DATA FOR THIS TASK:
==============================
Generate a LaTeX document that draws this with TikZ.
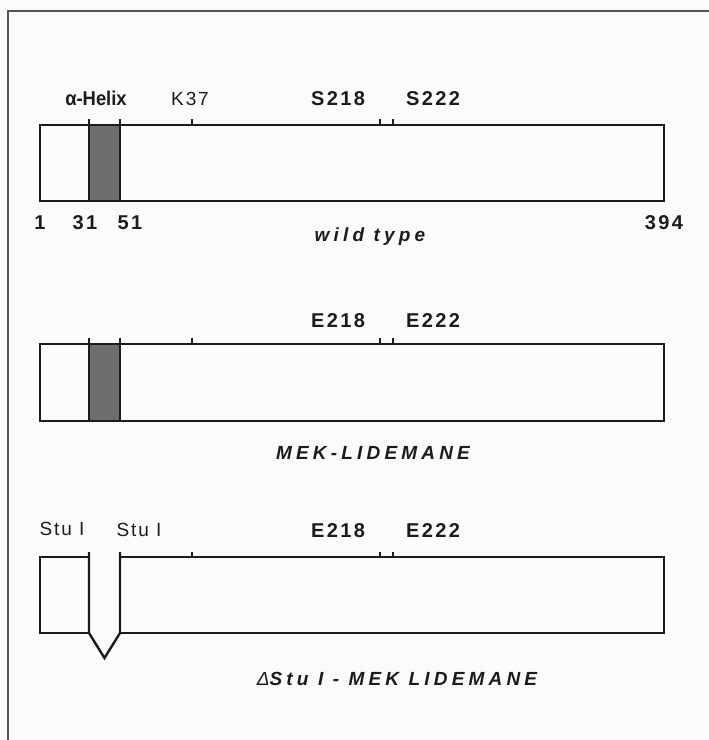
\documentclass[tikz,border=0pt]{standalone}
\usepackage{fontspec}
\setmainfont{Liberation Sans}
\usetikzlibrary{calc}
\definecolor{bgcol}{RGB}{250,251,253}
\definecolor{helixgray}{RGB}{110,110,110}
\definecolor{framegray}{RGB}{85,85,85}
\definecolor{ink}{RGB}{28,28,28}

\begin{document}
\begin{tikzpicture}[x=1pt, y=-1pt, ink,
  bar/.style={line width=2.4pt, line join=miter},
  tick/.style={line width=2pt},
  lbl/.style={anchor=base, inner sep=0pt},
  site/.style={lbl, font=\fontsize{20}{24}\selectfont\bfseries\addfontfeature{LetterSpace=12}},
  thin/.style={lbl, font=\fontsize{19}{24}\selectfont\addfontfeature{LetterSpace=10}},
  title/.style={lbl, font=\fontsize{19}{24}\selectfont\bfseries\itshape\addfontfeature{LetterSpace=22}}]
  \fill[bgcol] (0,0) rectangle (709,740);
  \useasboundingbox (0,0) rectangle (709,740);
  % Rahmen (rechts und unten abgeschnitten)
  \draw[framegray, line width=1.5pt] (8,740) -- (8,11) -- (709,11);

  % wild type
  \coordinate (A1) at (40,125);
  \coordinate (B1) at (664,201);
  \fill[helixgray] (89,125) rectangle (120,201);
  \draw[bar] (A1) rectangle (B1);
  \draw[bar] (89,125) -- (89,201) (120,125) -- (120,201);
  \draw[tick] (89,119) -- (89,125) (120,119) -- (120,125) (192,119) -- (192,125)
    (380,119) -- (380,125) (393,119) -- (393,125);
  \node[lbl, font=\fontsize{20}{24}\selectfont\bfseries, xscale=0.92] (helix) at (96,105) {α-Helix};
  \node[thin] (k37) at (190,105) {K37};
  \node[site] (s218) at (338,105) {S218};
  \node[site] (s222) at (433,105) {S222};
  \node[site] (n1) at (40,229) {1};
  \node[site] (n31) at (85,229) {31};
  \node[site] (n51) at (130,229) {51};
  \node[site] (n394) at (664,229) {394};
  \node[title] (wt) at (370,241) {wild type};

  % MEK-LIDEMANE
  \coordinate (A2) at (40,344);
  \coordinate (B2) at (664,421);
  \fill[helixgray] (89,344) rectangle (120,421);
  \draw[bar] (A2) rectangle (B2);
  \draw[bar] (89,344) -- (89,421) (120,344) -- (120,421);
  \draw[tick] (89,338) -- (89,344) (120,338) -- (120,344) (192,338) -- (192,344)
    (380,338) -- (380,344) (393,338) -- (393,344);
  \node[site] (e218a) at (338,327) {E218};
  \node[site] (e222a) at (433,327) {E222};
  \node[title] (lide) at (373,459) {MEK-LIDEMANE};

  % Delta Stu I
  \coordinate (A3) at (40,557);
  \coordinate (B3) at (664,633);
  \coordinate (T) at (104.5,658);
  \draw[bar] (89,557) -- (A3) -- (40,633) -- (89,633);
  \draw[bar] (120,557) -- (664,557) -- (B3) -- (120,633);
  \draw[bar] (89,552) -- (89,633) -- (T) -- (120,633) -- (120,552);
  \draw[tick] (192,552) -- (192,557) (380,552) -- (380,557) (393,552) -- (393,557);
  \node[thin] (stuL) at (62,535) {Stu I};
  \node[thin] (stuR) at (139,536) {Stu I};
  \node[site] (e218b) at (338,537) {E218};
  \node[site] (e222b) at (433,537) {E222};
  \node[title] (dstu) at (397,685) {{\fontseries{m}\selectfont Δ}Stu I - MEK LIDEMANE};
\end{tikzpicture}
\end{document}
==============================
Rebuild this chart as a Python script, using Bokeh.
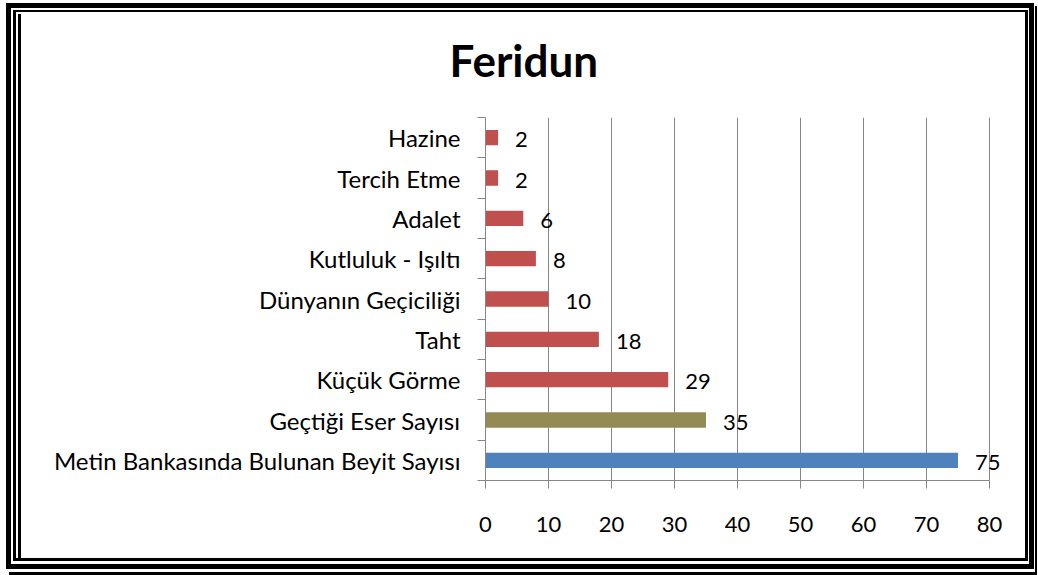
==============================
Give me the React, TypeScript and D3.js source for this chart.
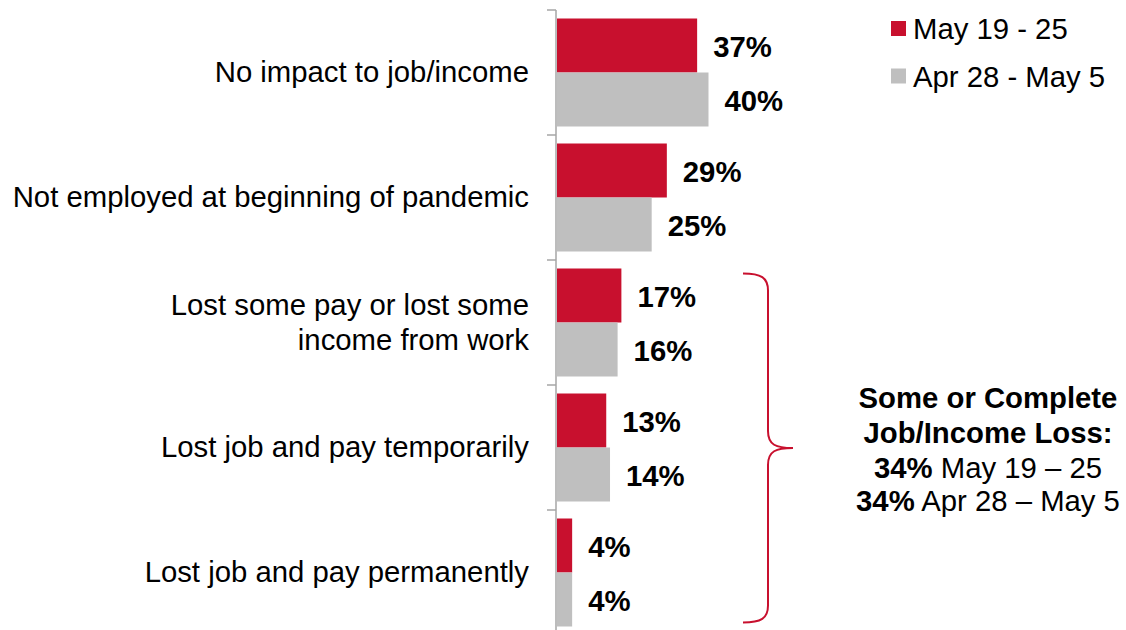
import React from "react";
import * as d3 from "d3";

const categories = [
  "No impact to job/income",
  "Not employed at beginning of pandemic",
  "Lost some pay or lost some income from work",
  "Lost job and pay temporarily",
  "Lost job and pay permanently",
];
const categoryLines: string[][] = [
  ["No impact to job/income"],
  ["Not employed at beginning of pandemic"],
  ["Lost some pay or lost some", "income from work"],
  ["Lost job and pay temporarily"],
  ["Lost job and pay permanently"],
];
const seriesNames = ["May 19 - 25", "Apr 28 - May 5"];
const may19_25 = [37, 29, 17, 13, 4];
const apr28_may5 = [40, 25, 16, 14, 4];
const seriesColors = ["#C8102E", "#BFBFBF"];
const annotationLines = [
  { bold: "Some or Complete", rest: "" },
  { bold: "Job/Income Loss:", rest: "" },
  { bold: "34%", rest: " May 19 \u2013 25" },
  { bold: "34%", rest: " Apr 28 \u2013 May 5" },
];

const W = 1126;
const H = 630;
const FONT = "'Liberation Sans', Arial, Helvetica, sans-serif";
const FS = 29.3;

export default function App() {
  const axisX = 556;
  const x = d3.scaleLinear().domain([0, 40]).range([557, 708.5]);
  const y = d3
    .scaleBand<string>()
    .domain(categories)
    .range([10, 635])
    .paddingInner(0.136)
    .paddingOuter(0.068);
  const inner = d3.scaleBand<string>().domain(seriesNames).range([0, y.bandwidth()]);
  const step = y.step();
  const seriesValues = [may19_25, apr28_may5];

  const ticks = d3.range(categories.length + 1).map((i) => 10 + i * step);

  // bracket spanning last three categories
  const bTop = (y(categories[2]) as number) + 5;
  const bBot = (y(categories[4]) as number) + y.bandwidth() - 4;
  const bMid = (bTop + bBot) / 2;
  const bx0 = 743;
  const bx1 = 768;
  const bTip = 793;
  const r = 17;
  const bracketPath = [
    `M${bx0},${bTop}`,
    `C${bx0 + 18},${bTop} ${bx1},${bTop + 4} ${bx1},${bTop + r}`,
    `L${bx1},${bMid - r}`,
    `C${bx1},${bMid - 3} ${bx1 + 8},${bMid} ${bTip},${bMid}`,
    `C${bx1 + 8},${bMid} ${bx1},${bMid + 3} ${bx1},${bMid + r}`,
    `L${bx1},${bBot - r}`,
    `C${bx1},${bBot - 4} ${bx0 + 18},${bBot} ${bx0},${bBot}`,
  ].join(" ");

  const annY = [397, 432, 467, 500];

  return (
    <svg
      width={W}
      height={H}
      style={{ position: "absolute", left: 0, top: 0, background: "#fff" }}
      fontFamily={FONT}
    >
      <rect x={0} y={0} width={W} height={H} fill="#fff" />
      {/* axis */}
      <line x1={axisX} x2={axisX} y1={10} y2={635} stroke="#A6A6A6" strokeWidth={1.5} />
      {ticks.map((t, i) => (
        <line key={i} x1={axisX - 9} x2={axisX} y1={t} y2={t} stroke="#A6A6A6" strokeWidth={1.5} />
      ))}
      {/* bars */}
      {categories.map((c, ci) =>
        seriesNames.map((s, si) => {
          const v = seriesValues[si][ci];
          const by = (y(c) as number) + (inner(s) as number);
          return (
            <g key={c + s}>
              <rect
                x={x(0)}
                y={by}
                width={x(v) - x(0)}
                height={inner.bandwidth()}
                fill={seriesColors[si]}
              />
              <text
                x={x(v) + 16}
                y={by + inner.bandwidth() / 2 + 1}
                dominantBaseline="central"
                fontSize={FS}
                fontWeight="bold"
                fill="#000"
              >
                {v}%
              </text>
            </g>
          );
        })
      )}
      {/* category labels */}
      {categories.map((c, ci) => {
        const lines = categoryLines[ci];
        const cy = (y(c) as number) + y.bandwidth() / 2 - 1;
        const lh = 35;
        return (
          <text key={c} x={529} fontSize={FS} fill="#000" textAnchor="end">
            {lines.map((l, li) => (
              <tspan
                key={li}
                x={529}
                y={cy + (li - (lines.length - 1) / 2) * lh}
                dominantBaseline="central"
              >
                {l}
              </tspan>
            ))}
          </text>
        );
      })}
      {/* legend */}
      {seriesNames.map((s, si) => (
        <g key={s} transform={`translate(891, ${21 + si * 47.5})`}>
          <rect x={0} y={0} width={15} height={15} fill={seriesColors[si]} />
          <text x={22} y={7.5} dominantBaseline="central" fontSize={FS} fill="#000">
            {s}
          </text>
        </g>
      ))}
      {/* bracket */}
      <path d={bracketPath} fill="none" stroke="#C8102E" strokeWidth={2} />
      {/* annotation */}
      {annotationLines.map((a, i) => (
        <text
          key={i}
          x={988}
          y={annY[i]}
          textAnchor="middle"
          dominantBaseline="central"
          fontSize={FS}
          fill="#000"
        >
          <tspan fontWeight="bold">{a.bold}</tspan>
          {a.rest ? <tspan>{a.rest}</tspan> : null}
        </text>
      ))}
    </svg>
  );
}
==============================
Leave the pictures out and copy exactly the lines from the one with "Generate a LaTeX" to the one with "(8,11) -- (709,11);", both included.

EXERCISE ANSWER:
Generate a LaTeX document that draws this with TikZ.
\documentclass[tikz,border=0pt]{standalone}
\usepackage{fontspec}
\setmainfont{Liberation Sans}
\usetikzlibrary{calc}
\definecolor{bgcol}{RGB}{250,251,253}
\definecolor{helixgray}{RGB}{110,110,110}
\definecolor{framegray}{RGB}{85,85,85}
\definecolor{ink}{RGB}{28,28,28}

\begin{document}
\begin{tikzpicture}[x=1pt, y=-1pt, ink,
  bar/.style={line width=2.4pt, line join=miter},
  tick/.style={line width=2pt},
  lbl/.style={anchor=base, inner sep=0pt},
  site/.style={lbl, font=\fontsize{20}{24}\selectfont\bfseries\addfontfeature{LetterSpace=12}},
  thin/.style={lbl, font=\fontsize{19}{24}\selectfont\addfontfeature{LetterSpace=10}},
  title/.style={lbl, font=\fontsize{19}{24}\selectfont\bfseries\itshape\addfontfeature{LetterSpace=22}}]
  \fill[bgcol] (0,0) rectangle (709,740);
  \useasboundingbox (0,0) rectangle (709,740);
  % Rahmen (rechts und unten abgeschnitten)
  \draw[framegray, line width=1.5pt] (8,740) -- (8,11) -- (709,11);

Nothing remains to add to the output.